— begin Supplied material —

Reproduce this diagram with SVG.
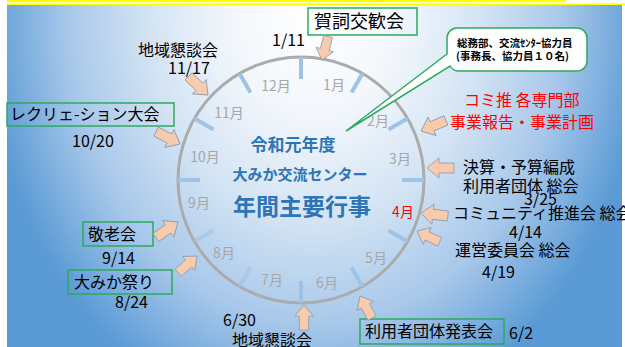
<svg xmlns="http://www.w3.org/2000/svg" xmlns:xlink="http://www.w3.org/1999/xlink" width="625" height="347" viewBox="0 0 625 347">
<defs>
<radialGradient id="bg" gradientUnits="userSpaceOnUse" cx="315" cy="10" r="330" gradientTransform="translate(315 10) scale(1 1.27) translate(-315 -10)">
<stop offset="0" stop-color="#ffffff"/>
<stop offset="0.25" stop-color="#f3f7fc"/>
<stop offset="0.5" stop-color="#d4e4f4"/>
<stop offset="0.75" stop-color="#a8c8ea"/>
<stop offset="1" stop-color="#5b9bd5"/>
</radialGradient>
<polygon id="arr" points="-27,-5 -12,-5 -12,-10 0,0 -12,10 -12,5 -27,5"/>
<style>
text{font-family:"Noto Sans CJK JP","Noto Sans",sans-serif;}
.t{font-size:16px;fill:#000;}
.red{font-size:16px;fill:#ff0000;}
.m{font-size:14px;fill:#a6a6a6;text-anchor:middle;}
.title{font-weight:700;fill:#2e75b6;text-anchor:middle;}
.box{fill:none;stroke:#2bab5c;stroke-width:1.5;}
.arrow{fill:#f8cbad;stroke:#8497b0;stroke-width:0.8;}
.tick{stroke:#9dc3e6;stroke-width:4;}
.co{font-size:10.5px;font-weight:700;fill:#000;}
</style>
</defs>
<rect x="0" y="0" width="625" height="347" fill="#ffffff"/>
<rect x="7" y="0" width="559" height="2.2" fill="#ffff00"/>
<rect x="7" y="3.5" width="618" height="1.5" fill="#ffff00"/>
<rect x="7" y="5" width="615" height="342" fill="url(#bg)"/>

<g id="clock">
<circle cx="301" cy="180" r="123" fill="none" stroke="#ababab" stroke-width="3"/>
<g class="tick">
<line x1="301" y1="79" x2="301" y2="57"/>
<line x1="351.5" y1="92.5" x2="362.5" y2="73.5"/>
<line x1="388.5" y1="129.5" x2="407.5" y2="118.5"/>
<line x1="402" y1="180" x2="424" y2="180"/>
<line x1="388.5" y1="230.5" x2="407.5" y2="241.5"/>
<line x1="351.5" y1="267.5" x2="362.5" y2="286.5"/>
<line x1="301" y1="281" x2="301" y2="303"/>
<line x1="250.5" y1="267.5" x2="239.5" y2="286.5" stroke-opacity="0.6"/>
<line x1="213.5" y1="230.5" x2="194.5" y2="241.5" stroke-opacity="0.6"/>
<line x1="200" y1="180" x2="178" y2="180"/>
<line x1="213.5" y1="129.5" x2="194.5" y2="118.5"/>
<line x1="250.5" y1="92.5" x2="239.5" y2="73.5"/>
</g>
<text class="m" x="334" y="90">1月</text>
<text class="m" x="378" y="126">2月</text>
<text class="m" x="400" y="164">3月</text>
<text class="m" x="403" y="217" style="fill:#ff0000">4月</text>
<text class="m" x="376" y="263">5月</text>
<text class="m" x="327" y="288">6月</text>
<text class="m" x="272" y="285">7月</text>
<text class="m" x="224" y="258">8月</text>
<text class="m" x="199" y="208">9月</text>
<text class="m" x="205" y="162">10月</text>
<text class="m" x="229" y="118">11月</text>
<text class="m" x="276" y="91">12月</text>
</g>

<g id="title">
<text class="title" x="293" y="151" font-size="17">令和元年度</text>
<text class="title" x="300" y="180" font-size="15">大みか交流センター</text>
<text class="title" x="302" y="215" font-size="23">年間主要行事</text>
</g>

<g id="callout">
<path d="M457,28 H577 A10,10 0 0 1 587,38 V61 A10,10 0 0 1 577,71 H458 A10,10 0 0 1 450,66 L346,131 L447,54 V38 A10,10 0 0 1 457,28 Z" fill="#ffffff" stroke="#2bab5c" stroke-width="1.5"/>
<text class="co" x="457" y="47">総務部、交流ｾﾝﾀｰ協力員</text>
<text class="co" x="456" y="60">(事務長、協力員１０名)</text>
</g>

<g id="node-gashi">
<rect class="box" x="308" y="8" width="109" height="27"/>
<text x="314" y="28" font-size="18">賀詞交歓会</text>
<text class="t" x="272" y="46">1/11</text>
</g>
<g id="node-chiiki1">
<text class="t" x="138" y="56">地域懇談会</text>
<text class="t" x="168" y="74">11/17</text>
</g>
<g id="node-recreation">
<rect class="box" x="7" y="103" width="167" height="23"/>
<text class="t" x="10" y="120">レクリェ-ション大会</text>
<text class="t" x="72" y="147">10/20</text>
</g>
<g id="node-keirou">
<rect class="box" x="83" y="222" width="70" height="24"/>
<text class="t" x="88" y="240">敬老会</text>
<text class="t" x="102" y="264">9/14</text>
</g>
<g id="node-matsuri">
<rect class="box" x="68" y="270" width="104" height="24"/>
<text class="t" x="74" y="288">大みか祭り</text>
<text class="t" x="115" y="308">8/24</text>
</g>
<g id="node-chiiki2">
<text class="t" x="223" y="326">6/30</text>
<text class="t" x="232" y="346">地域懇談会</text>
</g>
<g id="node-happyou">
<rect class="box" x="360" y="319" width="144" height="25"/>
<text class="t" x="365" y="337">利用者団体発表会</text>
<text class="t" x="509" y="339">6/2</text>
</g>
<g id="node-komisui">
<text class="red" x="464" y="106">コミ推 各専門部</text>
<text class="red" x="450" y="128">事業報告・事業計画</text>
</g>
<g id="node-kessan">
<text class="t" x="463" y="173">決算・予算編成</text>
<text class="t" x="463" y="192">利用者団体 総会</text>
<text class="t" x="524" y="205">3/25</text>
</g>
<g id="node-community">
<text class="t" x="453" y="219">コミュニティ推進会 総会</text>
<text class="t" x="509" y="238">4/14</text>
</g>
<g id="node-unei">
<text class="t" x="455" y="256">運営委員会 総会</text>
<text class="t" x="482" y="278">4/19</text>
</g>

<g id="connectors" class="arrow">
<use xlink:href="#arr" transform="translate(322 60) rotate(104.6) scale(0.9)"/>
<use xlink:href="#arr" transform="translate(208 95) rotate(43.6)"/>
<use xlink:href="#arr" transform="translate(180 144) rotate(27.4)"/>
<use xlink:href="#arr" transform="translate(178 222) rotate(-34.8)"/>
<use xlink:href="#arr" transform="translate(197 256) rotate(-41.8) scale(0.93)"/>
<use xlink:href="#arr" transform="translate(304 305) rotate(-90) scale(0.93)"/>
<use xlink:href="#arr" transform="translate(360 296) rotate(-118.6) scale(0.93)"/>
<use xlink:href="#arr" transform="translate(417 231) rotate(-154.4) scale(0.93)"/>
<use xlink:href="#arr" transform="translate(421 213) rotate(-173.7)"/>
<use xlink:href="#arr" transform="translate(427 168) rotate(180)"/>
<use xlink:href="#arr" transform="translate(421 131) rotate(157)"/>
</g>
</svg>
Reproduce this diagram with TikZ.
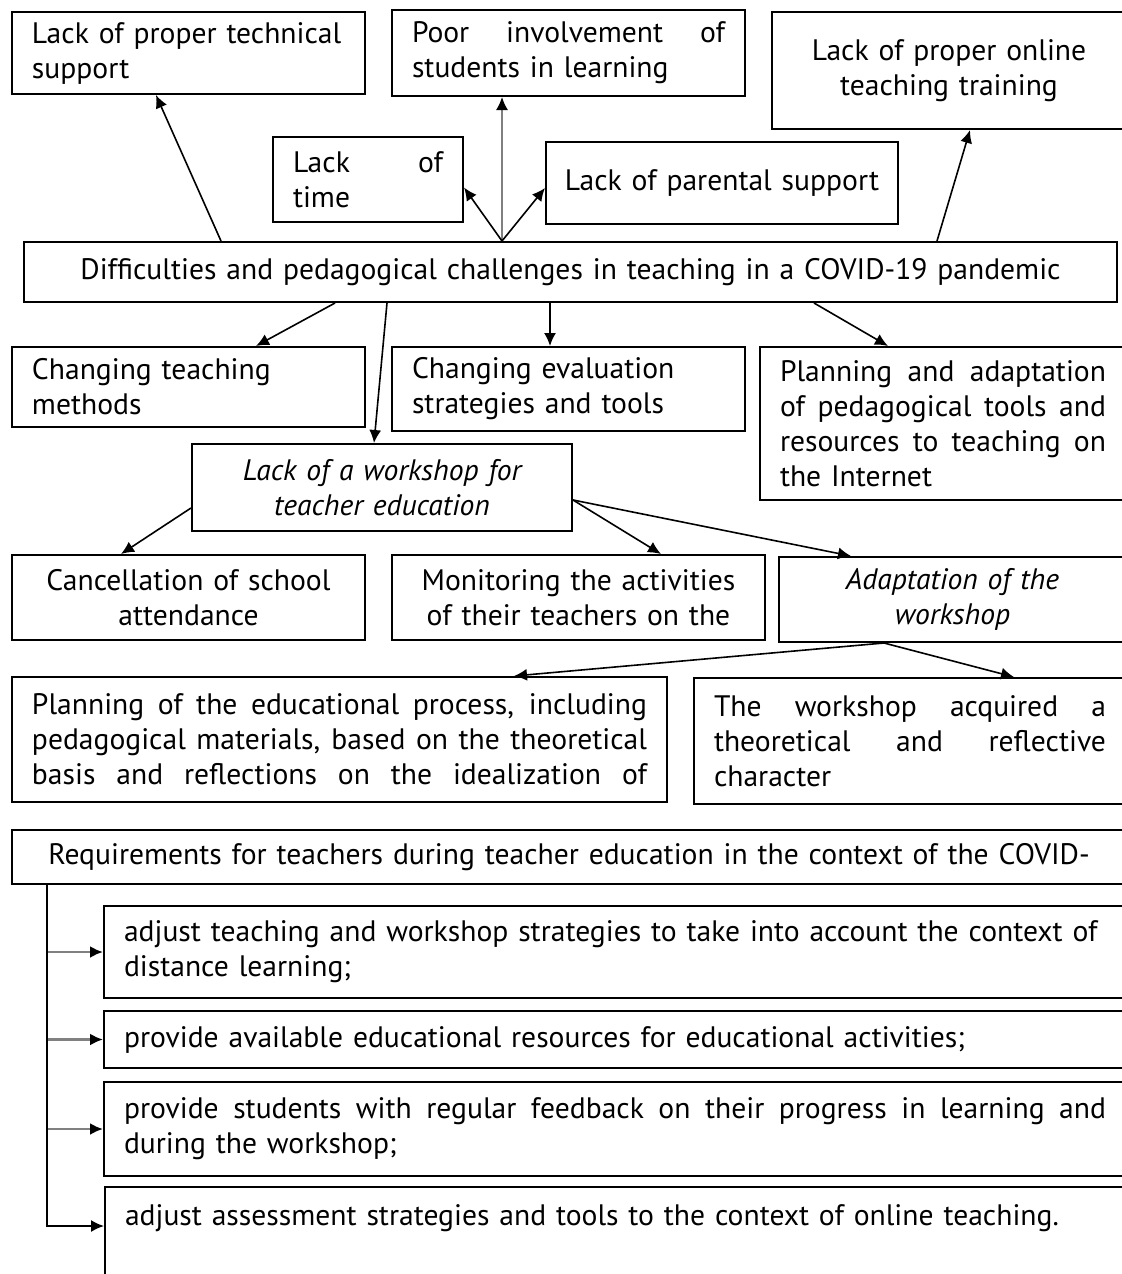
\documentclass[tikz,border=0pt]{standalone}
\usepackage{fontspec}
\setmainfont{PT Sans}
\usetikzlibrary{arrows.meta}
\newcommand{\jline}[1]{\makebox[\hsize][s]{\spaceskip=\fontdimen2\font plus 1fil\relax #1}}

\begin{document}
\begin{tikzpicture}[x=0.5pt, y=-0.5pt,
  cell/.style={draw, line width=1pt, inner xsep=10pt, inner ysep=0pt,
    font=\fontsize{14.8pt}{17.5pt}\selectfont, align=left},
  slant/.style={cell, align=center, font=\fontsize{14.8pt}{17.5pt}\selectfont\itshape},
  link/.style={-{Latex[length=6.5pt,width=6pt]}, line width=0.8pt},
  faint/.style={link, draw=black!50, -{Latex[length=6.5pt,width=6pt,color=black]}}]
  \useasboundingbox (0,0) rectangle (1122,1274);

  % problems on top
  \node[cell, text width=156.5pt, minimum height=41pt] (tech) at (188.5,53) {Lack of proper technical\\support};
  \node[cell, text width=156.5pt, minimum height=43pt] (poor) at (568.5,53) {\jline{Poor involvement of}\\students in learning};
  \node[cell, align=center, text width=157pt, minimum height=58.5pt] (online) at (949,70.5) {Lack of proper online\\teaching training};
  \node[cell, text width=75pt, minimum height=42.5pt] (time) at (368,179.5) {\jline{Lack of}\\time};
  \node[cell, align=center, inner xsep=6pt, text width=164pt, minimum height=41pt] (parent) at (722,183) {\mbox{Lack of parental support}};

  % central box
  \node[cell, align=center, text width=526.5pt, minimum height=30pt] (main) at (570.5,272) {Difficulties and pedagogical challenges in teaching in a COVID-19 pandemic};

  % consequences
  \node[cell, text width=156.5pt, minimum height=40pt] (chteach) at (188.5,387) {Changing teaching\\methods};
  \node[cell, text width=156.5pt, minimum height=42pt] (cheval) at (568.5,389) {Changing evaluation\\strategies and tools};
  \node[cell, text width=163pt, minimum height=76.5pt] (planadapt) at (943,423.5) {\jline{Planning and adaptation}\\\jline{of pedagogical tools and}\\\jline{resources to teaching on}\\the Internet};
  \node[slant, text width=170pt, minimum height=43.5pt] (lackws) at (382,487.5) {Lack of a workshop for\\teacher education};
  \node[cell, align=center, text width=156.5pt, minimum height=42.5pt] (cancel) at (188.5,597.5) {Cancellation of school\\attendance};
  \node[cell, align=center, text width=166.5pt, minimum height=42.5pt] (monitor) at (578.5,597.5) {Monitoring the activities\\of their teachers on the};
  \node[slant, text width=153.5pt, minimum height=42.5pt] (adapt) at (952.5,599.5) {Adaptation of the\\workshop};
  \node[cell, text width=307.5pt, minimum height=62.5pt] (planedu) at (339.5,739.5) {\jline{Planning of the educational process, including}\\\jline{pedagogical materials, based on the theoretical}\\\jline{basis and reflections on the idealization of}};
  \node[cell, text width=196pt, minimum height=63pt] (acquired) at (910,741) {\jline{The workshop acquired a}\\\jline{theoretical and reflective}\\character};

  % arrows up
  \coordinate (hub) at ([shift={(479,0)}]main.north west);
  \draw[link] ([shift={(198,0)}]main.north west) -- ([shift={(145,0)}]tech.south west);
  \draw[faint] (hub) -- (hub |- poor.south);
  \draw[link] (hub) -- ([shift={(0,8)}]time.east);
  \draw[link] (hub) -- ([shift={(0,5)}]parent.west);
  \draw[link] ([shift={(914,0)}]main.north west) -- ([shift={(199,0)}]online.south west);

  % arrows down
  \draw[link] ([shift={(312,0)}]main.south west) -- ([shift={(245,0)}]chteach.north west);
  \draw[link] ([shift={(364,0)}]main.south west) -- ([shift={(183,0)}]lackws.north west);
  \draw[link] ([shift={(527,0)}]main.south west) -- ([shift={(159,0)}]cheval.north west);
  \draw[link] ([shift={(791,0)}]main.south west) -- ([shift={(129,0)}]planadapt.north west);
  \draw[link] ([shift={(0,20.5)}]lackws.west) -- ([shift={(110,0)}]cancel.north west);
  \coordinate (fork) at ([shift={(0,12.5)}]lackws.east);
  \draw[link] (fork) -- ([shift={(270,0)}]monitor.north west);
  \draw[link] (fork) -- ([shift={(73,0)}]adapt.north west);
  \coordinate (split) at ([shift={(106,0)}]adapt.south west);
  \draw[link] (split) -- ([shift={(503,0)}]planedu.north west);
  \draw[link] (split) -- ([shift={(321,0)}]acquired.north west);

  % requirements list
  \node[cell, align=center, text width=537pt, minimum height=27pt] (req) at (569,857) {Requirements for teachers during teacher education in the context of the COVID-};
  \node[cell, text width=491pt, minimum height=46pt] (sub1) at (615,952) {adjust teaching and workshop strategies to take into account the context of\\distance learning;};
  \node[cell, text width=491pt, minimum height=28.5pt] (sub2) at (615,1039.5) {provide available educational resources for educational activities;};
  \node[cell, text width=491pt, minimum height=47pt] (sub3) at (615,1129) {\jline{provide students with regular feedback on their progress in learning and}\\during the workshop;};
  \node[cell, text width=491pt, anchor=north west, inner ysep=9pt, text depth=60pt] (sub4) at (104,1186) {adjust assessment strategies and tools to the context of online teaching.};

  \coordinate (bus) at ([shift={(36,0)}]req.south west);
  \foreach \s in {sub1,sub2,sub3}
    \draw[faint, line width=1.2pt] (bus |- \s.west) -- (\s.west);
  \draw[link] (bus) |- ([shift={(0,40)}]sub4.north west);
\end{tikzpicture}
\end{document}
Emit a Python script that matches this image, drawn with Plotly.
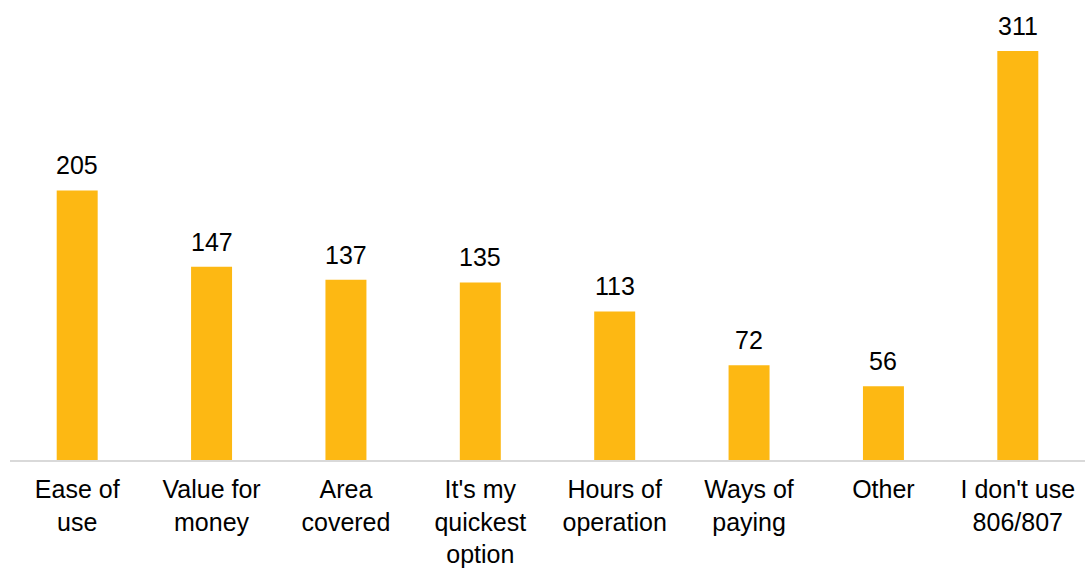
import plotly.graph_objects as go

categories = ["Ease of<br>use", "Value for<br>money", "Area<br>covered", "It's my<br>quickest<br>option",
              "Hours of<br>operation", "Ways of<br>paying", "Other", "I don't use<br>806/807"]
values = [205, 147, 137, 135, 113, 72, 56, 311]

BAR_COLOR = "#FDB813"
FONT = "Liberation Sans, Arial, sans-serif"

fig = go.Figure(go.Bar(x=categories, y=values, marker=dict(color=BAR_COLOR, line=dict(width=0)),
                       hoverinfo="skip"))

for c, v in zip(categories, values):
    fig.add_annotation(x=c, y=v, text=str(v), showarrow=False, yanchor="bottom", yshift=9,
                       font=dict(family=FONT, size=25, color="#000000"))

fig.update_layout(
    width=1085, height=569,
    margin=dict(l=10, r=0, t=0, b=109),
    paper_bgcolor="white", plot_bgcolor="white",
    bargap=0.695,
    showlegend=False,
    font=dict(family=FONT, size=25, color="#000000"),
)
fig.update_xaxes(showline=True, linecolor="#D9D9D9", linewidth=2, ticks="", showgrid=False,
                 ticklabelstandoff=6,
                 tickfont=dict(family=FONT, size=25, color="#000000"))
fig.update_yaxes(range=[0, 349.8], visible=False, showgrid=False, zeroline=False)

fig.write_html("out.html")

— end Supplied material —

■ What to do: Emit the lines from the line containing "Emit a Python" to the final line of the material, inclusive, exactly as written; pictures are excluded.

■ Solution to this task:
Emit a Python script that matches this image, drawn with Plotly.
import plotly.graph_objects as go

categories = ["Ease of<br>use", "Value for<br>money", "Area<br>covered", "It's my<br>quickest<br>option",
              "Hours of<br>operation", "Ways of<br>paying", "Other", "I don't use<br>806/807"]
values = [205, 147, 137, 135, 113, 72, 56, 311]

BAR_COLOR = "#FDB813"
FONT = "Liberation Sans, Arial, sans-serif"

fig = go.Figure(go.Bar(x=categories, y=values, marker=dict(color=BAR_COLOR, line=dict(width=0)),
                       hoverinfo="skip"))

for c, v in zip(categories, values):
    fig.add_annotation(x=c, y=v, text=str(v), showarrow=False, yanchor="bottom", yshift=9,
                       font=dict(family=FONT, size=25, color="#000000"))

fig.update_layout(
    width=1085, height=569,
    margin=dict(l=10, r=0, t=0, b=109),
    paper_bgcolor="white", plot_bgcolor="white",
    bargap=0.695,
    showlegend=False,
    font=dict(family=FONT, size=25, color="#000000"),
)
fig.update_xaxes(showline=True, linecolor="#D9D9D9", linewidth=2, ticks="", showgrid=False,
                 ticklabelstandoff=6,
                 tickfont=dict(family=FONT, size=25, color="#000000"))
fig.update_yaxes(range=[0, 349.8], visible=False, showgrid=False, zeroline=False)

fig.write_html("out.html")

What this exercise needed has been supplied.